WHAT TO WORK ON => Return the records from the first line through the line containing "from matplotlib.ticker import", and leave out the pictures.

MATERIAL FOR THIS TASK =>
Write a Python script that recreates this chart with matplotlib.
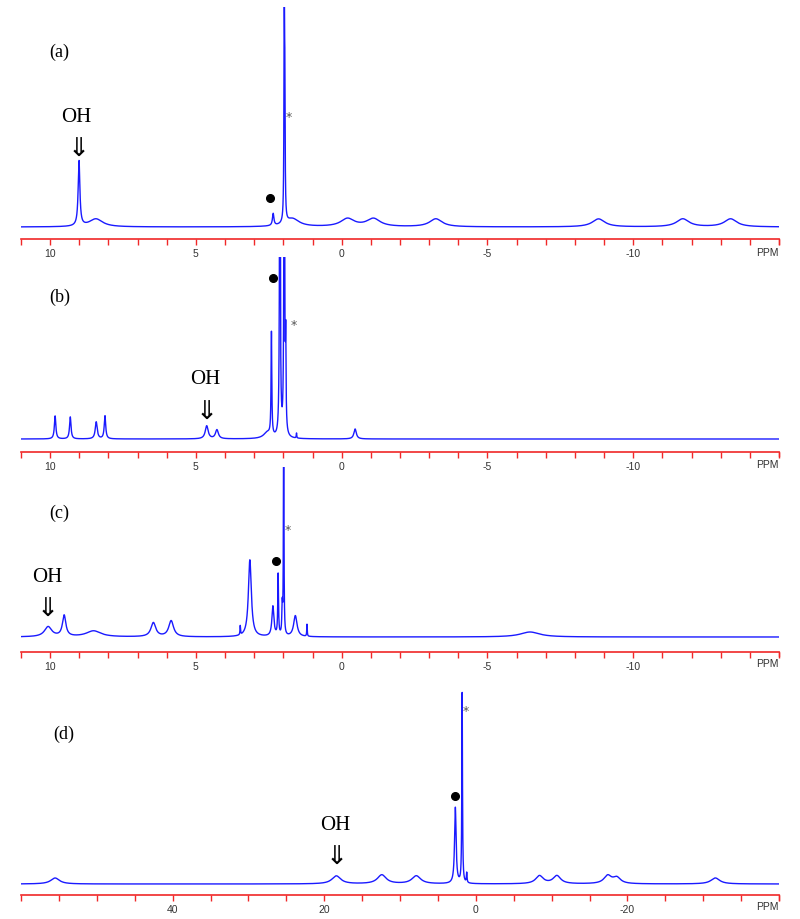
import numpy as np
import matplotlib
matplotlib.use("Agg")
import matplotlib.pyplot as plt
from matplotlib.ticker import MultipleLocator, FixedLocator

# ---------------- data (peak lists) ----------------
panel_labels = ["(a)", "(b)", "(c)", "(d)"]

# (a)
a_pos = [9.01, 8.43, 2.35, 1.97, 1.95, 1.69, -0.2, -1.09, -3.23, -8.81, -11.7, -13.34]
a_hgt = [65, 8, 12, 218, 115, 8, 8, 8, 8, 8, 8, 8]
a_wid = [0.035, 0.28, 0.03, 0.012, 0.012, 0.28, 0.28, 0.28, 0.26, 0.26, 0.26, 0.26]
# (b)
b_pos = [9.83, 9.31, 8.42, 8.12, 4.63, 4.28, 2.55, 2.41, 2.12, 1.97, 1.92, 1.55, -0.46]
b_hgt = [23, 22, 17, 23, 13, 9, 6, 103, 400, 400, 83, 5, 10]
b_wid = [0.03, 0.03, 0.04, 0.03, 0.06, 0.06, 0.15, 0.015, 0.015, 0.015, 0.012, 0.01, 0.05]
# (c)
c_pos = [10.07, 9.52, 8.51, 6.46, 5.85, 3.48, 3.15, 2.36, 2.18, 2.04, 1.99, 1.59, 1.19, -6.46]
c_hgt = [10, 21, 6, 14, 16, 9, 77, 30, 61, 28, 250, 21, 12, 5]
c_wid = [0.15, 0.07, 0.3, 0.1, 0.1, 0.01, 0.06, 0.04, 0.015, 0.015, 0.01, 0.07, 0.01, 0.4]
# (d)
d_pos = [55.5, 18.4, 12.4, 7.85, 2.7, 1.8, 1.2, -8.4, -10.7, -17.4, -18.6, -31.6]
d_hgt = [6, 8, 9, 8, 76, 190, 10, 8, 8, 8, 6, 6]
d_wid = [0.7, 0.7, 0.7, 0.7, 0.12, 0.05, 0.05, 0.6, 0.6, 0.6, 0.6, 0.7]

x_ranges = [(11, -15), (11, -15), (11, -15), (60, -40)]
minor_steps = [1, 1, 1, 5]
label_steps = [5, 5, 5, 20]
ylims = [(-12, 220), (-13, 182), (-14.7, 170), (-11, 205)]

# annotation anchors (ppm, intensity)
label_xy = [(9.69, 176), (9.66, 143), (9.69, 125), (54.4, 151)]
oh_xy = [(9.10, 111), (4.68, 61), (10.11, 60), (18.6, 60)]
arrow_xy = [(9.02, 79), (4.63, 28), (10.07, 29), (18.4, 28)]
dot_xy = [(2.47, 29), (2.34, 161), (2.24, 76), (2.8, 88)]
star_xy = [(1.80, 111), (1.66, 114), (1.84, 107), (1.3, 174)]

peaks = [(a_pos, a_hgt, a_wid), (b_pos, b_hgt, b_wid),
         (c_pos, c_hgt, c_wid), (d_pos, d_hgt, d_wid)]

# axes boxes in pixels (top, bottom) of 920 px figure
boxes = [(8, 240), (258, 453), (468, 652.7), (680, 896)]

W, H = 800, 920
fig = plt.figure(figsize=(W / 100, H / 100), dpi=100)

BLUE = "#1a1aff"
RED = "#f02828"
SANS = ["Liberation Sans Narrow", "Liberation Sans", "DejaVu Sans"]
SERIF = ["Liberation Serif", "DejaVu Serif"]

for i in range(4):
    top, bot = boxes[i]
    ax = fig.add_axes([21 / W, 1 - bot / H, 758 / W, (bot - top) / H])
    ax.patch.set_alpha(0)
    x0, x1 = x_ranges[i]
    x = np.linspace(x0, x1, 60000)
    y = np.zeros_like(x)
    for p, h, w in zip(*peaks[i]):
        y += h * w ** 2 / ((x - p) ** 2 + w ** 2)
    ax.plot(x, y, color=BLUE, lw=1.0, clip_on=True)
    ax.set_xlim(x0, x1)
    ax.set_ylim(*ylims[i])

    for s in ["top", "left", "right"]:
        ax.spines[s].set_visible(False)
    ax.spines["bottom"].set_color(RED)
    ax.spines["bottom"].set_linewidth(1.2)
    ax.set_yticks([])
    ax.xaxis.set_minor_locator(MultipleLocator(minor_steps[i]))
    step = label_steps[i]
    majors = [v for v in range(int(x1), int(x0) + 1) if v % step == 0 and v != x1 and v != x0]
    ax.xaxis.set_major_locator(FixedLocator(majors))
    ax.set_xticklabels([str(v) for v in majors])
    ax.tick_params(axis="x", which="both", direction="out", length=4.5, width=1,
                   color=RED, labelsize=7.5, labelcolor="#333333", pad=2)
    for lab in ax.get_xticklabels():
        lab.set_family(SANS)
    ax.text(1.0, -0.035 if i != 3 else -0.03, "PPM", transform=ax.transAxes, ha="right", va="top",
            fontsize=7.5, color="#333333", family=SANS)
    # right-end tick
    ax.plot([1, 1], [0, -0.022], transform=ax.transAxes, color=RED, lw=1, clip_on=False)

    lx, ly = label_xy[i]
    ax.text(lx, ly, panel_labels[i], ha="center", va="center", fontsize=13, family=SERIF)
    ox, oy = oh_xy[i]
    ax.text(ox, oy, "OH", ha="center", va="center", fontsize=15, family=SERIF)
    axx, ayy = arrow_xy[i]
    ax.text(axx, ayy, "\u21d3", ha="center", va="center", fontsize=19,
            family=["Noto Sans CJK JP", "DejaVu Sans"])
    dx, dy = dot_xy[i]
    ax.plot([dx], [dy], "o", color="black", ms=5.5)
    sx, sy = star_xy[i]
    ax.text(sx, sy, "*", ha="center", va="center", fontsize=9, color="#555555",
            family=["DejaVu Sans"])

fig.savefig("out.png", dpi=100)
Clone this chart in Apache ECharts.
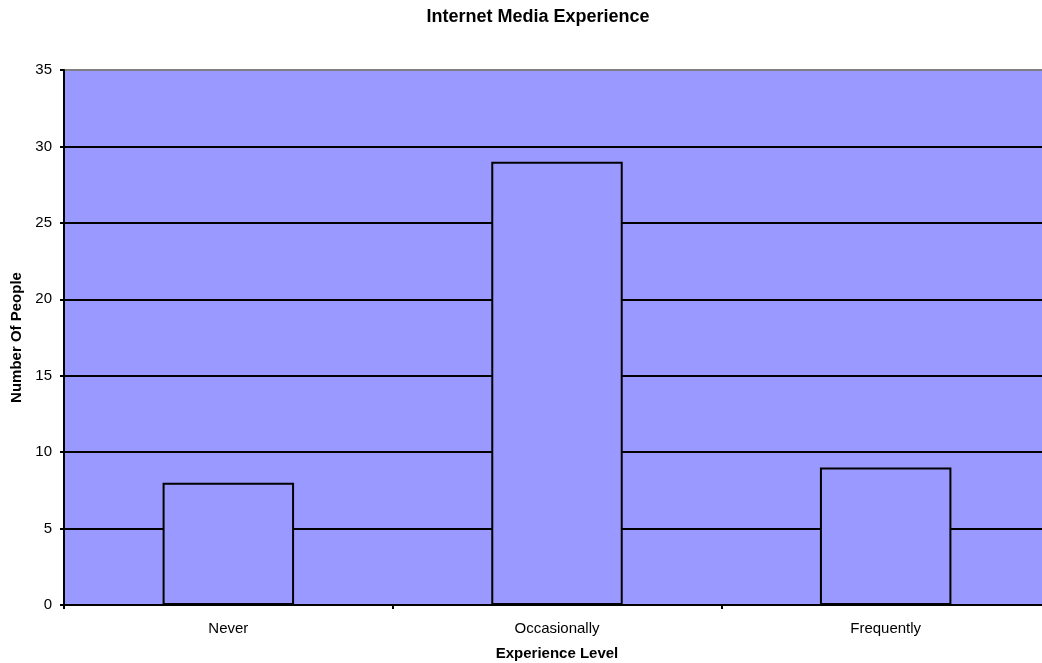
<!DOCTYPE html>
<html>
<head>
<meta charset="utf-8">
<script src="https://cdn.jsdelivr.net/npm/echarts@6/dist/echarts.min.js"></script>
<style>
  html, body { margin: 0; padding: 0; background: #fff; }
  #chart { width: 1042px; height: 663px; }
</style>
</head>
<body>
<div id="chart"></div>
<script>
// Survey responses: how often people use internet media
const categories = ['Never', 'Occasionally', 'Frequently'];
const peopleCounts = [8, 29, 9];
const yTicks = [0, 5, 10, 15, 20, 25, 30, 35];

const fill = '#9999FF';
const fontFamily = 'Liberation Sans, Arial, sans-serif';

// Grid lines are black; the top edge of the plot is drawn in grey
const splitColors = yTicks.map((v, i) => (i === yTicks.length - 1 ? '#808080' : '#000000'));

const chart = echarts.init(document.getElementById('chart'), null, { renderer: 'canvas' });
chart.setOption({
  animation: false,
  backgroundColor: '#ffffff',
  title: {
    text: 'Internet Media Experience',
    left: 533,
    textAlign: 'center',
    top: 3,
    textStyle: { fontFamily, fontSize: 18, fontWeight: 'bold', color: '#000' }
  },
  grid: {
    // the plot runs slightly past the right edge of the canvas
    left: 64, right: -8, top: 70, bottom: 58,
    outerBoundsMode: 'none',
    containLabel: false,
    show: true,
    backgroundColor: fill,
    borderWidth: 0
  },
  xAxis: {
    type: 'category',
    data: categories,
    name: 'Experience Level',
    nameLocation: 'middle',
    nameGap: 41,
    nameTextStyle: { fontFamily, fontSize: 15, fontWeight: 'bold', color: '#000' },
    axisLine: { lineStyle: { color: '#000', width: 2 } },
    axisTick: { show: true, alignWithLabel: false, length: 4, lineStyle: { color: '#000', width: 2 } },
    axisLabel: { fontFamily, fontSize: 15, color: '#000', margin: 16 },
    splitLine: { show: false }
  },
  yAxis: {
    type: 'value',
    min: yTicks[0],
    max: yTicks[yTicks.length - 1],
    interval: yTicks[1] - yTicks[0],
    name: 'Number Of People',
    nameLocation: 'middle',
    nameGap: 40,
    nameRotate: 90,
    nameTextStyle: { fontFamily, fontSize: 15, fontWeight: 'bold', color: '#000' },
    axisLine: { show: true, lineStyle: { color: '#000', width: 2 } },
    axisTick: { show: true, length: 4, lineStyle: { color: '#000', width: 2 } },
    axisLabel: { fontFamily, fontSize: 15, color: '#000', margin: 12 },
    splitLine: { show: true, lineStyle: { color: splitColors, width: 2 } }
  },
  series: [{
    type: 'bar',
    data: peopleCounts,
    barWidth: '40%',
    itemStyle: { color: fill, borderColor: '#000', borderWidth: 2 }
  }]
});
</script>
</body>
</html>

COMPLETED TASK =>
Write a Python script that recreates this chart with matplotlib.
import numpy as np
import matplotlib
matplotlib.use("Agg")
import matplotlib.pyplot as plt
from matplotlib.ticker import MultipleLocator, FixedLocator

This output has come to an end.